Fuoco

Alessandro Mendini, 1987

Io lavoro dentro a una “prigione dorata”. La prigione dorata contiene solo delle cose conosciute: parole, problemi, affetti, oggetti conosciuti, quelli che offrono il massimo di garanzia, che danno sicurezza, che evitano l’avventura pericolosa. Perché dentro alla prigione dorata manca l’ignoto, non c’è nulla di sconosciuto: l’avventura è fuori, e la prigione è un piccolo spazio meraviglioso nella enorme dimensione dell’universo esterno. Io sono un “architetto di prigioni dorate”, che con molta “Paura” progetta la fuga.
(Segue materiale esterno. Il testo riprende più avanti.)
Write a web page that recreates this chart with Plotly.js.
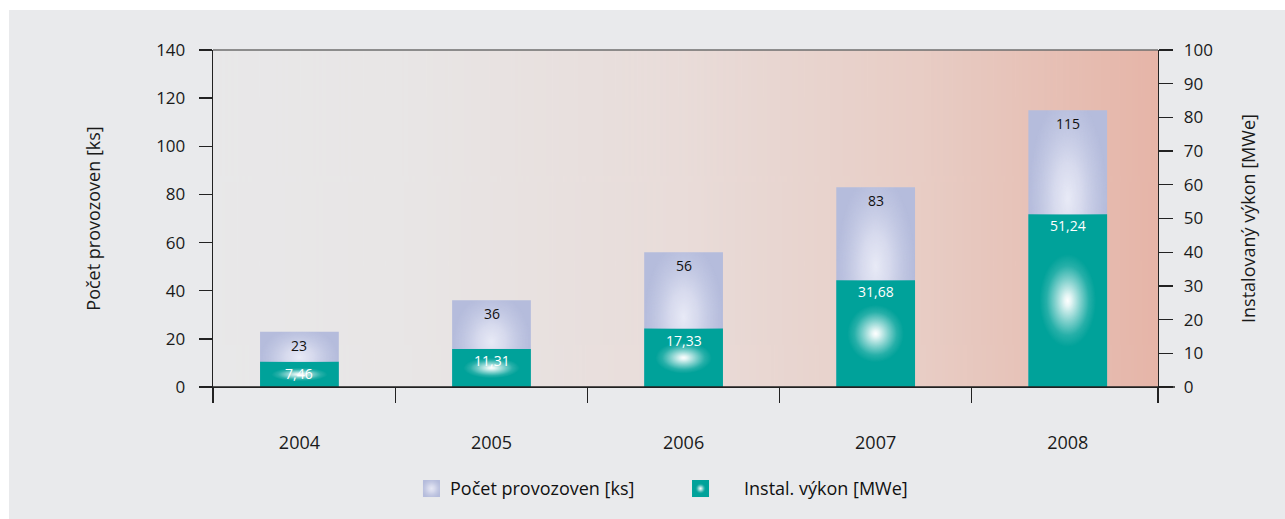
<!DOCTYPE html>
<html><head><meta charset="utf-8">
<script src="https://cdn.plot.ly/plotly-3.0.1.min.js"></script>
<style>html,body{margin:0;padding:0;background:#fff;}#chart{position:absolute;left:9px;top:10px;width:1276px;height:509px;}</style>
</head><body><div id="chart"></div>
<script>
// ---- data ----
const years = [2004, 2005, 2006, 2007, 2008];
const countValues = [23, 36, 56, 83, 115];
const powerValues = [7.46, 11.31, 17.33, 31.68, 51.24];
const leftTicks = [0, 20, 40, 60, 80, 100, 120, 140];
const rightTicks = [0, 10, 20, 30, 40, 50, 60, 70, 80, 90, 100];
const countName = 'Počet provozoven [ks]';
const powerName = 'Instal. výkon [MWe]';
const leftTitle = 'Počet provozoven [ks]';
const rightTitle = 'Instalovaný výkon [MWe]';

// ---- style ----
const FONT = '"Open Sans", "Noto Sans", "DejaVu Sans", sans-serif';
const AXC = '#222222';
const LAV = '#b5bcdc';
const TEAL = '#00a29a';
const BW = 0.41;
const xRange = [2003.55, 2008.47];
const leftMax = 140, rightMax = 100;

function fmt(v) { return v.toFixed(2).replace('.', ','); }

function bgImage() {
  const c = document.createElement('canvas'); c.width = 600; c.height = 4;
  const g = c.getContext('2d');
  const lg = g.createLinearGradient(0, 0, 600, 0);
  lg.addColorStop(0, '#e8e8e9');
  lg.addColorStop(0.2, '#e8e6e6');
  lg.addColorStop(0.5, '#e9dcd9');
  lg.addColorStop(0.75, '#e8cdc5');
  lg.addColorStop(1, '#e6b5a8');
  g.fillStyle = lg; g.fillRect(0, 0, 600, 4);
  return c.toDataURL();
}
function glowImage(cx, cy, rx, ry, stops, base) {
  const W = 200, H = 200;
  const c = document.createElement('canvas'); c.width = W; c.height = H;
  const g = c.getContext('2d');
  if (base) { g.fillStyle = base; g.fillRect(0, 0, W, H); }
  g.translate(cx * W, cy * H);
  g.scale(rx * W, ry * H);
  const rg = g.createRadialGradient(0, 0, 0, 0, 0, 1);
  stops.forEach(s => rg.addColorStop(s[0], s[1]));
  g.fillStyle = rg;
  g.fillRect(-20, -20, 40, 40);
  return c.toDataURL();
}
const tealStops = [
  [0, 'rgba(255,255,255,1)'], [0.12, 'rgba(255,255,255,0.9)'], [0.45, 'rgba(255,255,255,0.5)'],
  [0.75, 'rgba(255,255,255,0.15)'], [1, 'rgba(255,255,255,0)']];
const lavStops = [
  [0, 'rgba(232,234,246,1)'], [0.35, 'rgba(226,228,243,0.75)'], [0.7, 'rgba(215,219,238,0.35)'],
  [1, 'rgba(210,214,236,0)']];
const tealGlow = glowImage(0.5, 0.5, 0.36, 0.27, tealStops);
const lavGlow = glowImage(0.5, 0.85, 0.5, 1.0, lavStops);
const tealKey = glowImage(0.5, 0.5, 0.3, 0.3, tealStops, TEAL);
const lavKey = glowImage(0.5, 0.5, 0.6, 0.6, lavStops, LAV);

const traces = [
  { type: 'bar', name: countName, x: years, y: countValues, yaxis: 'y', width: BW,
    marker: { color: LAV }, hoverinfo: 'x+y', showlegend: false },
  { type: 'bar', name: powerName, x: years, y: powerValues, yaxis: 'y2', width: BW,
    marker: { color: TEAL }, hoverinfo: 'x+y', showlegend: false }
];

const images = [{ source: bgImage(), xref: 'paper', yref: 'paper', x: 0, y: 1, sizex: 1, sizey: 1,
  sizing: 'stretch', xanchor: 'left', yanchor: 'top', layer: 'below' }];
const annotations = [];
years.forEach((yr, i) => {
  const tealInLeft = powerValues[i] * leftMax / rightMax;
  images.push({ source: lavGlow, xref: 'x', yref: 'y', x: yr, xanchor: 'center', sizex: BW,
    y: countValues[i], yanchor: 'top', sizey: countValues[i] - tealInLeft, sizing: 'stretch', layer: 'above' });
  images.push({ source: tealGlow, xref: 'x', yref: 'y2', x: yr, xanchor: 'center', sizex: BW,
    y: powerValues[i], yanchor: 'top', sizey: powerValues[i], sizing: 'stretch', layer: 'above' });
  annotations.push({ x: yr, y: countValues[i], xref: 'x', yref: 'y', yanchor: 'top', yshift: -2,
    text: String(countValues[i]), showarrow: false, font: { family: FONT, size: 14, color: '#111' } });
  annotations.push({ x: yr, y: powerValues[i], xref: 'x', yref: 'y2', yanchor: 'top', yshift: 0,
    text: fmt(powerValues[i]), showarrow: false, font: { family: FONT, size: 14, color: '#fff' } });
});

// ---- legend (drawn as keys + texts) ----
const legendItems = [
  { name: countName, key: lavKey, kx: 0.2222, tx: 0.2487 },
  { name: powerName, key: tealKey, kx: 0.5069, tx: 0.5598 }
];
legendItems.forEach(it => {
  images.push({ source: it.key, xref: 'paper', yref: 'paper', x: it.kx, y: -0.276, sizex: 17 / 945, sizey: 17 / 337,
    xanchor: 'left', yanchor: 'top', sizing: 'stretch', layer: 'above' });
  annotations.push({ xref: 'paper', yref: 'paper', x: it.tx, y: -0.2997, xanchor: 'left', yanchor: 'middle',
    text: it.name, showarrow: false, font: { family: FONT, size: 18, color: '#111' } });
});

const boundaries = [xRange[0]].concat(years.slice(0, -1).map(y => y + 0.5), [xRange[1]]);

const layout = {
  width: 1276, height: 509,
  margin: { l: 204, r: 127, t: 40, b: 132 },
  paper_bgcolor: '#e9eaec', plot_bgcolor: 'rgba(0,0,0,0)',
  font: { family: FONT, size: 17, color: '#1a1a1a' },
  barmode: 'overlay', showlegend: false,
  xaxis: { range: xRange, tickmode: 'array', tickvals: years, ticktext: years.map(String),
    ticks: '', showgrid: false, zeroline: false, showline: true, linecolor: AXC, linewidth: 1.3,
    ticklabelstandoff: 39, tickfont: { size: 18 },
    minor: { tickmode: 'array', tickvals: boundaries, ticks: 'outside', ticklen: 15, tickcolor: AXC, tickwidth: 1.3, showgrid: false } },
  yaxis: { range: [0, leftMax], tickmode: 'array', tickvals: leftTicks, ticks: 'outside', ticklen: 13,
    tickcolor: AXC, tickwidth: 1.3, showline: true, linecolor: AXC, linewidth: 1.3, showgrid: false, zeroline: false,
    ticklabelstandoff: 10, tickfont: { size: 17 },
    title: { text: leftTitle, font: { size: 18 }, standoff: 50 } },
  yaxis2: { range: [0, rightMax], overlaying: 'y', side: 'right', tickmode: 'array', tickvals: rightTicks,
    ticks: 'outside', ticklen: 14, tickcolor: AXC, tickwidth: 1.3, showline: true, linecolor: AXC, linewidth: 1.3,
    showgrid: false, zeroline: false, ticklabelstandoff: 7, tickfont: { size: 17 },
    title: { text: rightTitle, font: { size: 18 }, standoff: 30 } },
  images: images,
  annotations: annotations,
  shapes: [
    { type: 'line', xref: 'paper', yref: 'paper', x0: 0, x1: 1, y0: 1, y1: 1, line: { color: '#6e6e6e', width: 1.5 } },
    { type: 'line', xref: 'paper', yref: 'paper', x0: -0.0127, x1: 1.018, y0: 0, y1: 0, line: { color: AXC, width: 1.3 } }
  ]
};
Plotly.newPlot('chart', traces, layout, { displayModeBar: false, staticPlot: true });
</script></body></html>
La parola paura è importante, in una ipotesi di vita che si pone anche come fuga. Distruggere tutti i ponti alle proprie spalle! Vivere la paura di quanto è davvero una scoperta, vivere l’eventualità di un comportamento eroico; oppure svolgere una vita nella quale non accade “Nulla”. Bisogno di azzeramento, necessità di riproporsi ex novo, “sapienza” che nulla accade, cose minime, stati d’animo piccolissimi; sofisticatissime, personalissime mosse minimali della gente, di “Tutta” la gente! Architettura come fuoco, senza obiettivi, senza programmi, senza qualità, senza intenzioni progettuali!